Borel algebra always strictly smaller than its completion?

Question

[Edited] I am not particularly looking for an answer from a reputable source as the bounty says. Just any clear explanation would suffice.

This question is induced by a remark in Folland's Real Analysis where Lebesgue-Stieltjes measure is discussed. In the chapter, it says one can show that the domain of a Lebesgue-Stieltjes measure $\bar{\mu_f}$ (which is the completion of the Borel measure $\mu_f$ generated by an increasing right-continuous function $f$) is always strictly larger than the Borel sigma algebra on $\mathbb{R}$. I wanted to know how to show this.

More generally, a natural question is that in the Carathéodory extension where we extend a premeasure $\mu$ from a measure-theoretic semi-ring $\mathcal{S}$ to a $\mu$-measurable algebra $\mathcal{M}_{\mu}$, I wanted to know when we could conclude that $\sigma (\mathcal{S})$, the sigma algebra generated by $\mathcal{S}$, is strictly smaller than $\mathcal{M}_{\mu}$.

Here are some (hopefully correct) facts that I know of:

• If the premeasure $\mu$ is sigma-finite, its extension to $\mathcal{M}_{\mu}$ is the completion.
• $\sigma(\mathcal{S})$ can be described by using transfinite induction indexed by the first uncountable ordinal.
• If the cardinality of $\mathcal{S}$ is between that of the natural numbers and the reals, then the cardinality of $\sigma(\mathcal{S})$ is that of the reals.
• [Added] Cantor set is uncountable but of Lebesgue measure zero, so the set of Lebesgue measurable sets has the same cardinality as $2^{\mathbb{R}}$. So at least it shows the set of Lebesgue measurable sets is strictly larger than Borel sets on $\mathbb{R}$.

I would appreciate any reference or help.

Answer 1

I'm going to stick with the Lebesgue-Stieltjes part of the question. Hopefully Folland had something simpler in mind, but here's one way to show that the domain of the completion has cardinality $2^{\mathbb{R}}$.

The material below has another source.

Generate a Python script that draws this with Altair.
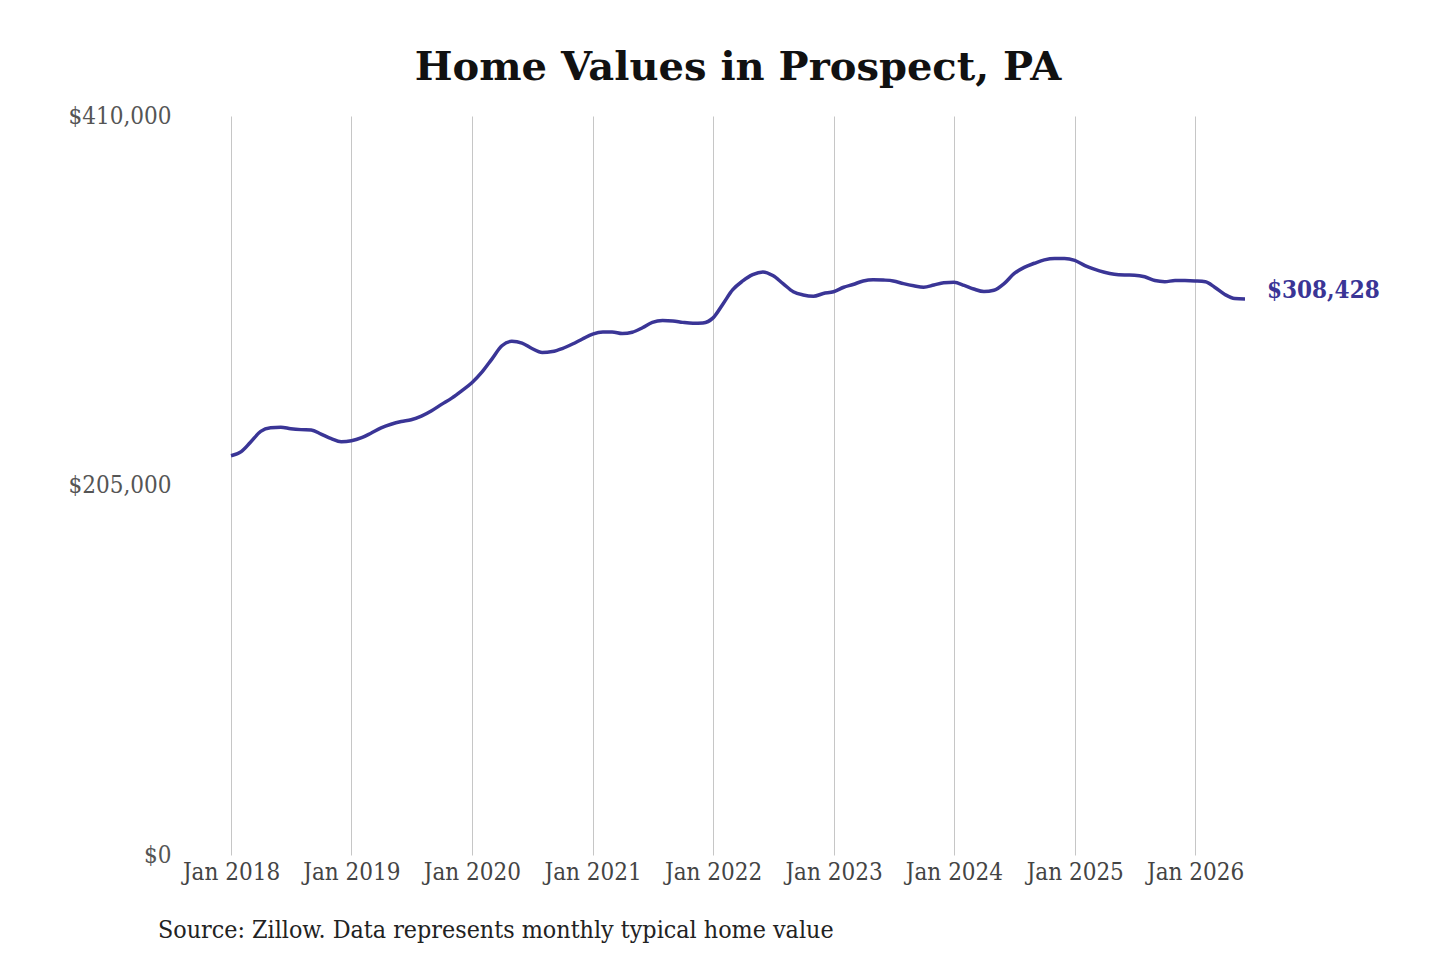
import altair as alt
import pandas as pd

start_month = "2018-01-01"
values = [
    221500, 223800, 229000, 235000, 237000, 237300, 236500, 236000, 235800, 233500, 231000, 229300,
    229800, 231500, 234000, 237000, 239000, 240500, 241500, 243500, 246500, 250000, 253500, 257500,
    262000, 268000, 275000, 282500, 285000, 284000, 281000, 278800, 279300, 281000, 283500, 286300,
    289000, 290200, 290200, 289300, 290000, 292500, 295500, 296500, 296300, 295500, 295000, 295200,
    298000, 306000, 313500, 318500, 322000, 323500, 321500, 317000, 312500, 310700, 310000, 311500,
    312500, 315000, 316500, 318500, 319200, 319000, 318500, 317000, 315800, 315000, 316200, 317500,
    317700, 316000, 314000, 312600, 313300, 317000, 322500, 326000, 328300, 330200, 331000, 331000,
    329900, 327000, 325000, 323300, 322200, 321800, 321700, 320800, 318700, 318100, 318700, 318700,
    318500, 318000, 315000, 311000, 308700, 308428,
]
tick_years = [2018, 2019, 2020, 2021, 2022, 2023, 2024, 2025, 2026]
y_ticks = [0, 205000, 410000]
title_text = "Home Values in Prospect, PA"
source_text = "Source: Zillow. Data represents monthly typical home value"

dates = pd.date_range(start_month, periods=len(values), freq="MS").strftime("%Y-%m-%d")
df = pd.DataFrame({"date": dates, "value": values})
last = df.tail(1)

LINE = "#3a3596"
FONT = "DejaVu Serif Condensed, DejaVu Serif, serif"
TITLE_FONT = "DejaVu Serif, serif"

x_enc = alt.X(
    "date:T",
    scale=alt.Scale(
        type="utc",
        domain=[alt.DateTime(year=2018, month=1, date=1, utc=True),
                alt.DateTime(year=2026, month=6, date=1, utc=True)],
    ),
    axis=alt.Axis(
        values=[alt.DateTime(year=y, month=1, date=1, utc=True) for y in tick_years],
        labelExpr="utcFormat(datum.value, '%b %Y')", title=None, domain=False, ticks=False,
        grid=True, gridColor="#c6c6c6", gridWidth=1, labelFontSize=24, labelFont=FONT,
        labelColor="#444", labelPadding=5, labelFlush=False, labelOverlap=False,
    ),
)
y_enc = alt.Y(
    "value:Q",
    scale=alt.Scale(domain=[0, 410000], nice=False),
    axis=alt.Axis(
        values=y_ticks, format="$,.0f", title=None, grid=False, domain=False, ticks=False,
        labelFontSize=24, labelFont=FONT, labelColor="#555", labelPadding=60,
        labelFlush=False, labelOverlap=False,
    ),
)

line = alt.Chart(df).mark_line(color=LINE, strokeWidth=3.5, interpolate="monotone").encode(x=x_enc, y=y_enc)

end_text = alt.Chart(last).mark_text(
    align="left", baseline="middle", dx=22, dy=-8, fontSize=24, fontWeight="bold", font=FONT, color=LINE
).encode(x=x_enc, y=y_enc, text=alt.Text("value:Q", format="$,.0f"))

source = alt.Chart(pd.DataFrame({"t": [source_text]})).mark_text(
    align="left", baseline="middle", fontSize=24.8, font=FONT, color="#222"
).encode(text="t:N", x=alt.value(-73), y=alt.value(815))

chart = alt.layer(line, end_text, source).properties(
    width=1014,
    height=739,
    title=alt.TitleParams(title_text, font=TITLE_FONT, fontSize=40, fontWeight="bold", color="#111",
                          anchor="middle", offset=16),
    padding={"left": 60, "top": 40, "right": 5, "bottom": 5},
).configure_view(stroke=None)

chart.save("out.html", embed_options={"renderer": "svg", "actions": False})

Note: I'm not much of a set theorist, so in my mind the only uncountable subsets of $\mathbb{R}$ have size $|\mathbb{R}|$. If someone wants to go over this argument with a more discerning eye in this regard and make some comments, I'd love to know if some things should be changed.

The main idea, as already noted in the original question and the comments, will be to find an uncountable Borel set $G$ with $\mu_{f}(G) = 0$. By completeness, every one of its $2^{\mathbb{R}}$-many subsets will be in the domain of $\overline{\mu}_{f}$.

A good reference for what I'm about to do is Giovanni Leoni's A First Course in Sobolev Spaces (1st edition). All the theorems and propositions I state will be from that book.

The first step will be to decompose $f$ into two increasing functions: $$f = f_{AC} + f_{S},$$ where $f_{AC}$ is absolutely continuous and $f_{S}$ is differentiable with derivative $0$ $\mathcal{L}^{1}$-a.e (see Theorem 3.73).

With this decomposition, we have $$\mu_{f} = \mu_{f_{AC}} + \mu_{f_{S}}.$$ Thus, our goal is to find an uncountable Borel set $S$ with measure $0$ with respect to each of these two measures.

We will start with $f_{S}$. By (the proof of) Theorem 3.72, the set $E = \{x : f_{S}'(x) = 0\}$ satisfies $\mathcal{L}^{1}(\mathbb{R} \backslash E) = 0$ and $\mathcal{L}^{1}(f_{S}(E)) = 0$. Note that $E$ is Borel.

Since $f_{S}$ is increasing, it has only countably many discontinuities. Thus the set $$F = E \backslash \{x : f_{S} \text{ is discontinuous at } x\}$$ is Borel and satisfies $\mathcal{L}^{1}(\mathbb{R} \backslash F) = 0$, $\mathcal{L}^{1}(f_{S}(F)) = 0$, and $f_{S}$ is continuous on $F$. By Proposition 5.9, $$\mu_{f_{S}}(F) = \mathcal{L}^{1}(f_{S}(F)) = 0.$$ Now we have to deal with $f_{AC}$. By the absolute continuity of $f_{AC}$, we know that $\mu_{f_{AC}}$ is absolutely continuous with respect to the Lebesgue measure. Since $F$ is an uncountable Borel set, it contains a nonempty perfect set $G \subseteq F$ of Lebesgue measure $0$ (as per bof's answer to this question), which means that $\mu_{f_{AC}}(G) = 0$.

All told, we have $$\mu_{f}(G) = \mu_{f_{AC}}(G) + \mu_{f_{S}}(G) = 0,$$ which completes the proof.